For 2026, the company guides to revenue of $120–$125 million and a GAAP net loss of $(33.4)–$(28.9) million, compared with pro forma 2025 revenue of $141.4 million and a net loss of $(26.0) million. 2026 Adjusted EBITDA is projected at $20.5–$25.0 million versus pro forma 2025 Adjusted EBITDA of $30.1 million. The balance sheet shows total assets of $232.2 million and total liabilities of $198.1 million, with stockholders’ equity at $(14.2) million.

The capital structure includes Series A Redeemable Convertible Preferred Stock with an aggregate liquidation preference of $50.2 million as of June 29, 2026; holders may demand redemption from that date, and unpaid amounts accrue interest at 1.0% per month.
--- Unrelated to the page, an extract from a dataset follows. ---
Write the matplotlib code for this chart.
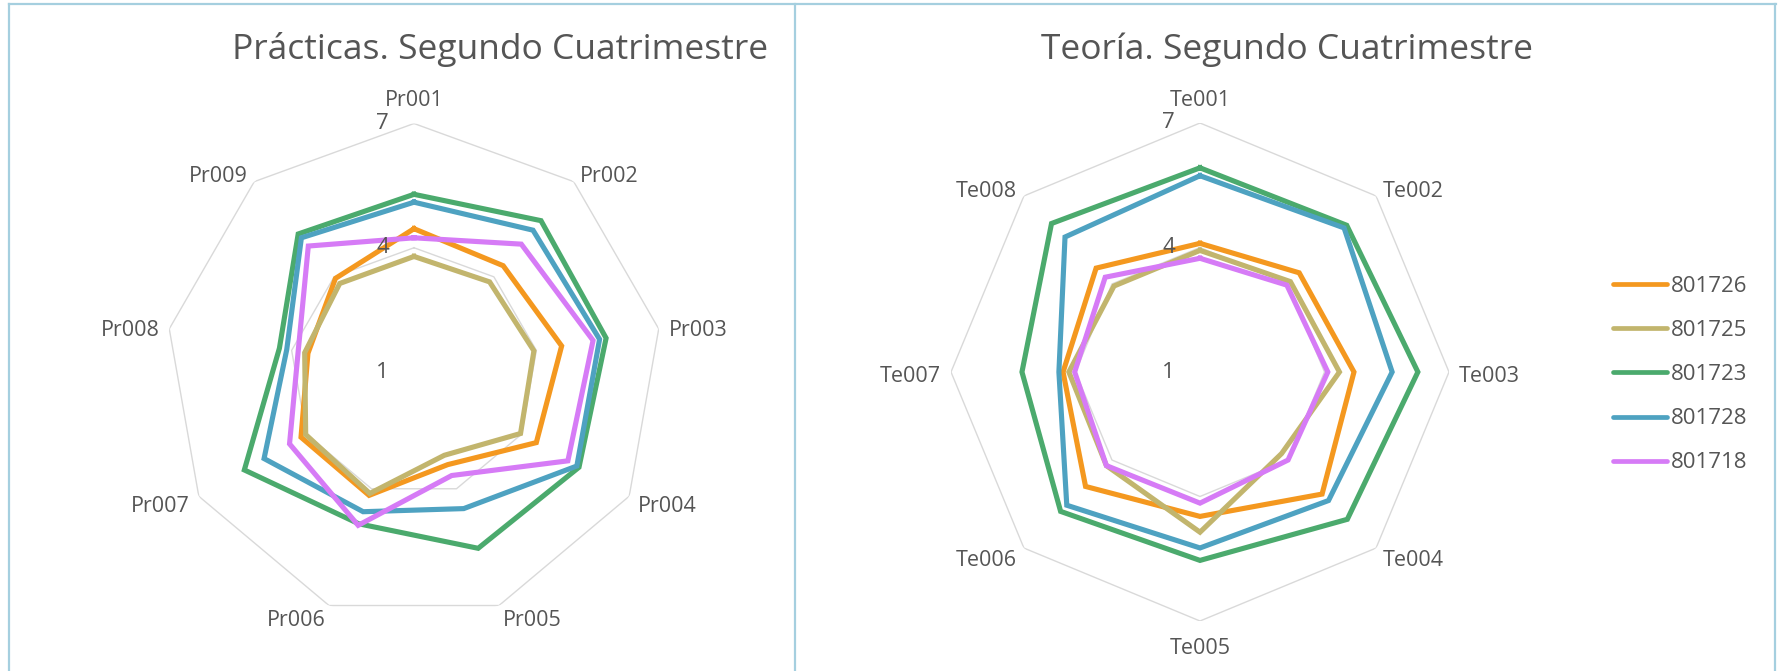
import numpy as np
import matplotlib.pyplot as plt
from matplotlib.lines import Line2D

plt.rcParams['font.family'] = ['Open Sans', 'DejaVu Sans']

W, H = 1779, 671
TXT = '#555555'
GRID = '#D9D9D9'
FRAME = '#A5CFDF'

students = ['801726', '801725', '801723', '801728', '801718']
colors = ['#F4981F', '#C2B56D', '#4BAA6D', '#4EA2C1', '#D67BF6']

# Practicas
pr_labels = ['Pr001', 'Pr002', 'Pr003', 'Pr004', 'Pr005', 'Pr006', 'Pr007', 'Pr008', 'Pr009']
pr_801726 = [4.46, 4.35, 4.62, 4.41, 3.38, 4.17, 4.15, 3.60, 3.95]
pr_801725 = [3.79, 3.84, 3.94, 3.97, 3.14, 4.12, 4.02, 3.68, 3.79]
pr_801723 = [5.29, 5.77, 5.71, 5.60, 5.53, 4.90, 5.73, 4.30, 5.35]
pr_801728 = [5.10, 5.47, 5.55, 5.54, 4.51, 4.59, 5.18, 4.12, 5.23]
pr_801718 = [4.24, 5.03, 5.39, 5.29, 3.66, 4.94, 4.47, 3.84, 4.97]

# Teoria
te_labels = ['Te001', 'Te002', 'Te003', 'Te004', 'Te005', 'Te006', 'Te007', 'Te008']
te_801726 = [4.10, 4.38, 4.71, 5.16, 4.48, 4.90, 4.30, 4.54]
te_801725 = [3.93, 4.08, 4.36, 3.78, 4.86, 4.19, 4.16, 3.93]
te_801723 = [5.92, 6.00, 6.25, 6.02, 5.54, 5.75, 5.29, 6.06]
te_801728 = [5.73, 5.91, 5.63, 5.38, 5.24, 5.54, 4.40, 5.60]
te_801718 = [3.74, 3.96, 4.08, 4.00, 4.16, 4.19, 4.02, 4.23]

scale_ticks = [1, 4, 7]


def box(cx, cy, r):
    # pixel centre / radius -> figure fraction box
    return [(cx - r) / W, (H - cy - r) / H, 2 * r / W, 2 * r / H]


def radar(ax, cats, series):
    n = len(cats)
    ang = np.linspace(0, 2 * np.pi, n, endpoint=False)
    ang_c = np.append(ang, ang[0])
    ax.set_theta_zero_location('N')
    ax.set_theta_direction(-1)
    ax.set_ylim(scale_ticks[0], scale_ticks[-1])
    ax.set_xticks([])
    ax.set_yticks([])
    ax.grid(False)
    ax.spines['polar'].set_visible(False)
    ax.patch.set_alpha(0)
    for lev in scale_ticks[1:]:
        ax.plot(ang_c, [lev] * (n + 1), color=GRID, lw=1.0, zorder=1)
    lines = []
    for vals, c in zip(series, colors):
        ln, = ax.plot(ang_c, list(vals) + [vals[0]], color=c, lw=3.7,
                      solid_joinstyle='miter', zorder=3)
        lines.append(ln)
    for a, lab in zip(ang, cats):
        s, co = np.sin(a), np.cos(a)
        ha = 'left' if s > 0.1 else ('right' if s < -0.1 else 'center')
        if co > 0.99:
            va, dy = 'bottom', 12
        elif co < -0.99:
            va, dy = 'top', -17
        else:
            va, dy = 'center', 12 * co - 4
        ax.annotate(lab, xy=(a, scale_ticks[-1]), xytext=(10 * s, dy),
                    textcoords='offset pixels', ha=ha, va=va, fontsize=15.5,
                    color=TXT, annotation_clip=False)
    for lev in scale_ticks:
        ax.annotate(str(lev), xy=(0, lev), xytext=(-25, 0), textcoords='offset pixels',
                    ha='right', va='center', fontsize=16, color=TXT,
                    annotation_clip=False, zorder=5)
    return lines


fig = plt.figure(figsize=(W / 100, H / 100), dpi=100)

ax1 = fig.add_axes(box(414, 372, 248.5), projection='polar')
radar(ax1, pr_labels, [pr_801726, pr_801725, pr_801723, pr_801728, pr_801718])

ax2 = fig.add_axes(box(1200, 372, 249), projection='polar')
lines = radar(ax2, te_labels, [te_801726, te_801725, te_801723, te_801728, te_801718])

fig.text(500 / W, 1 - 59 / H, 'Prácticas. Segundo Cuatrimestre', ha='center',
         va='baseline', fontsize=25.5, color=TXT)
fig.text(1287 / W, 1 - 59 / H, 'Teoría. Segundo Cuatrimestre', ha='center',
         va='baseline', fontsize=25.5, color=TXT)

handles = [Line2D([], [], color=c, lw=3.4, solid_capstyle='round') for c in colors]
fig.legend(handles, students, loc='upper left', bbox_to_anchor=(1613 / W, 1 - 276 / H),
           frameon=False, fontsize=16, labelcolor=TXT, handlelength=2.45,
           handletextpad=0.15, labelspacing=1.04, borderpad=0, borderaxespad=0)

# chart area borders
for xs, ys in [([9, 1776], [4, 4]), ([9, 9], [4, 671]), ([795, 795], [4, 671]),
               ([1775, 1775], [4, 671])]:
    fig.add_artist(Line2D([x / W for x in xs], [1 - y / H for y in ys],
                          color=FRAME, lw=1.6, transform=fig.transFigure))

fig.savefig('out.png', dpi=100, facecolor='white')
Under Lifecore’s term loan with Alcon Research, LLC, interest is currently payable‑in‑kind, but starting in May 2026, 3% per year becomes payable in cash through maturity in May 2029, with the remaining 7% continuing as payable‑in‑kind. Management targets a 12% revenue CAGR from 2025–2029 and EBITDA margins above 25% over the mid‑term, supported by expanded capacity, new customer programs, and an ERP system launched in January 2026 intended to improve efficiency.